10T FinFET based SRAM cell with improved stability for low power applications

Abstract

ABSTRACT Due to scaling, many limitation arise for CMOS-based design memory cells in the nanometre regime, i.e. it becomes necessary to find a substitute for this design. Low power and high speed integrated circuits (ICs) are the demand of the electronics industry in many applications such as Internet of things (IoT) and electronics gadgets, e.g. Mobile, Laptops etc. Now, modern design ICs uses carbon nanotube FET or FinFET to design memory cells because of their excellent features of having low leakage and delay and improved performance. In this paper, two 10 transistor (10 T) FinFET design SRAM cells are proposed along with their hold, read, and write static noise margins (HSNM, RSNM, and WSNM), dynamic and static power consumption.

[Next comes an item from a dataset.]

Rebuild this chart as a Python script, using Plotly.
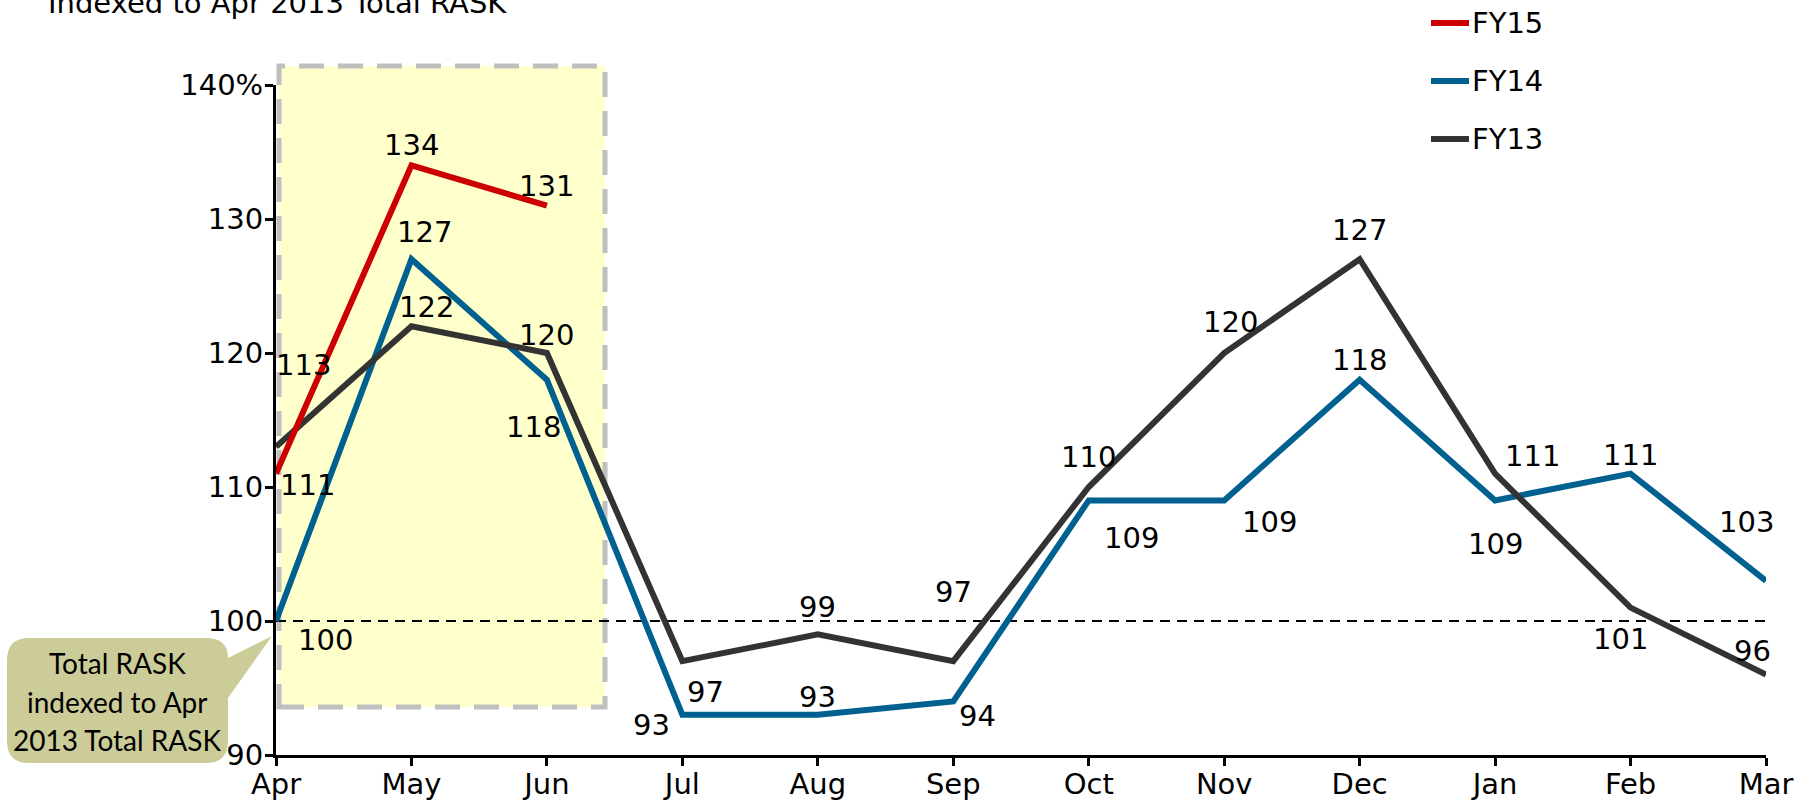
import plotly.graph_objects as go

# ---- data ----
months = ["Apr", "May", "Jun", "Jul", "Aug", "Sep", "Oct", "Nov", "Dec", "Jan", "Feb", "Mar"]
fy15 = [111, 134, 131]
fy14 = [100, 127, 118, 93, 93, 94, 109, 109, 118, 109, 111, 103]
fy13 = [113, 122, 120, 97, 99, 97, 110, 120, 127, 111, 101, 96]
y_ticks = [90, 100, 110, 120, 130, 140]
y_tick_text = ["90", "100", "110", "120", "130", "140%"]
series_names = ["FY15", "FY14", "FY13"]
series_colors = ["#CC0000", "#00608F", "#333333"]

# label offsets (pixels right, pixels down) from each point
off15 = [(31, 11), (0, -20), (0, -20)]
off14 = [(49, 19), (13, -27), (-13, 47), (-31, 10), (0, -18), (24, 15),
         (43, 38), (45, 22), (0, -20), (0, 44), (0, -19), (-20, -59)]
off13 = [(27, -82), (15, -19), (0, -18), (23, 31), (0, -27), (0, -69),
         (0, -30), (6, -31), (0, -29), (37, -18), (-10, 31), (-14, -24)]

W, H = 1796, 804
ML, MR, MT, MB = 276, 30, 85, 49
PW, PH = W - ML - MR, H - MT - MB


def px(x):
    return (x - ML) / PW


def py(y):
    return (H - MB - y) / PH


FONT = "DejaVu Sans, Verdana, sans-serif"
fig = go.Figure()

xs = list(range(len(months)))
for name, vals, color in [("FY14", fy14, series_colors[1]),
                          ("FY13", fy13, series_colors[2]),
                          ("FY15", fy15, series_colors[0])]:
    fig.add_trace(go.Scatter(x=xs[:len(vals)], y=vals, mode="lines", name=name,
                             line=dict(color=color, width=6), showlegend=False,
                             hoverinfo="skip"))

annotations = []
for vals, offs in [(fy15, off15), (fy14, off14), (fy13, off13)]:
    for i, (v, (dx, dy)) in enumerate(zip(vals, offs)):
        annotations.append(dict(x=i, y=v, xref="x", yref="y", text=str(v),
                                showarrow=False, xshift=dx, yshift=-dy,
                                font=dict(family=FONT, size=29, color="black")))

# title text at the top left
annotations.append(dict(x=px(46), y=py(3), xref="paper", yref="paper",
                        text="Indexed to Apr 2013 Total RASK", showarrow=False,
                        xanchor="left", yanchor="middle",
                        font=dict(family=FONT, size=29, color="black")))

# legend
shapes = []
for k, (name, color) in enumerate(zip(series_names, series_colors)):
    yy = 23 + 58 * k
    shapes.append(dict(type="line", xref="paper", yref="paper",
                       x0=px(1431), x1=px(1469), y0=py(yy), y1=py(yy),
                       line=dict(color=color, width=6)))
    annotations.append(dict(x=px(1470), y=py(yy), xref="paper", yref="paper",
                            text=name, showarrow=False, xanchor="left",
                            yanchor="middle",
                            font=dict(family=FONT, size=29, color="black")))

# highlighted first quarter
shapes.append(dict(type="rect", xref="paper", yref="paper", layer="below",
                   x0=px(279), x1=px(605), y0=py(707), y1=py(66),
                   fillcolor="#FFFFCC",
                   line=dict(color="#BFBFBF", width=5, dash="25px,14px")))

# reference line at 100
shapes.append(dict(type="line", xref="x", yref="y", layer="below",
                   x0=0, x1=11, y0=100, y1=100,
                   line=dict(color="black", width=2, dash="10px,7px")))

# callout bubble
r = 22
bx0, bx1, by0, by1 = 7, 228, 638, 763
path = f"M {px(bx0 + r)},{py(by0)} L {px(bx1 - r)},{py(by0)} "
path += f"Q {px(bx1)},{py(by0)} {px(bx1)},{py(658)} "
path += f"L {px(272)},{py(636)} L {px(bx1)},{py(698)} "
path += f"L {px(bx1)},{py(by1 - r)} Q {px(bx1)},{py(by1)} {px(bx1 - r)},{py(by1)} "
path += f"L {px(bx0 + r)},{py(by1)} Q {px(bx0)},{py(by1)} {px(bx0)},{py(by1 - r)} "
path += f"L {px(bx0)},{py(by0 + r)} Q {px(bx0)},{py(by0)} {px(bx0 + r)},{py(by0)} Z"
shapes.append(dict(type="path", xref="paper", yref="paper", layer="below",
                   path=path, fillcolor="#CCCC99", line=dict(width=0)))
for line_text, yy in [("Total RASK", 663), ("indexed to Apr", 702),
                      ("2013 Total RASK", 740)]:
    annotations.append(dict(x=px(117), y=py(yy), xref="paper", yref="paper",
                            text=line_text, showarrow=False,
                            xanchor="center", yanchor="middle",
                            font=dict(family="Lato, Open Sans, sans-serif",
                                      size=28, color="black")))

fig.update_layout(
    width=W, height=H,
    margin=dict(l=ML, r=MR, t=MT, b=MB, pad=0),
    paper_bgcolor="white", plot_bgcolor="rgba(0,0,0,0)",
    showlegend=False,
    shapes=shapes, annotations=annotations,
    xaxis=dict(range=[0, 11], tickvals=xs, ticktext=months, showgrid=False,
               zeroline=False, showline=True, linecolor="black", linewidth=3,
               ticks="outside", ticklen=8, tickwidth=3, tickcolor="black",
               automargin=False, ticklabelstandoff=-7,
               tickfont=dict(family=FONT, size=29, color="black")),
    yaxis=dict(range=[90, 140], tickvals=y_ticks, ticktext=y_tick_text,
               showgrid=False, zeroline=False, showline=True,
               linecolor="black", linewidth=3, ticks="outside", ticklen=8,
               tickwidth=3, tickcolor="black", automargin=False,
               ticklabelstandoff=-4,
               tickfont=dict(family=FONT, size=29, color="black")),
)

fig.write_html("out.html")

These cells consume low power and provide high stability for electronic gadgets. In the proposed cells, we used a separate read and write path and back gate control method (BG). A comparative analysis of the proposed cells is done with the existing 10 T CMOS and FinFET based cells. All cells are simulated by using the tool HSPICE at 32 nm technology for a supply of 0.5 V. Cells 1 and 2 dissipate 69% and 85% less static power, 54% and 68% less read power and 17% and 56% less write power, respectively, compared to the 10 T FinFET cell. Results signify that the proposed independent gate (IG) FinFET based cells have the highest value of margins and the least value power consumption.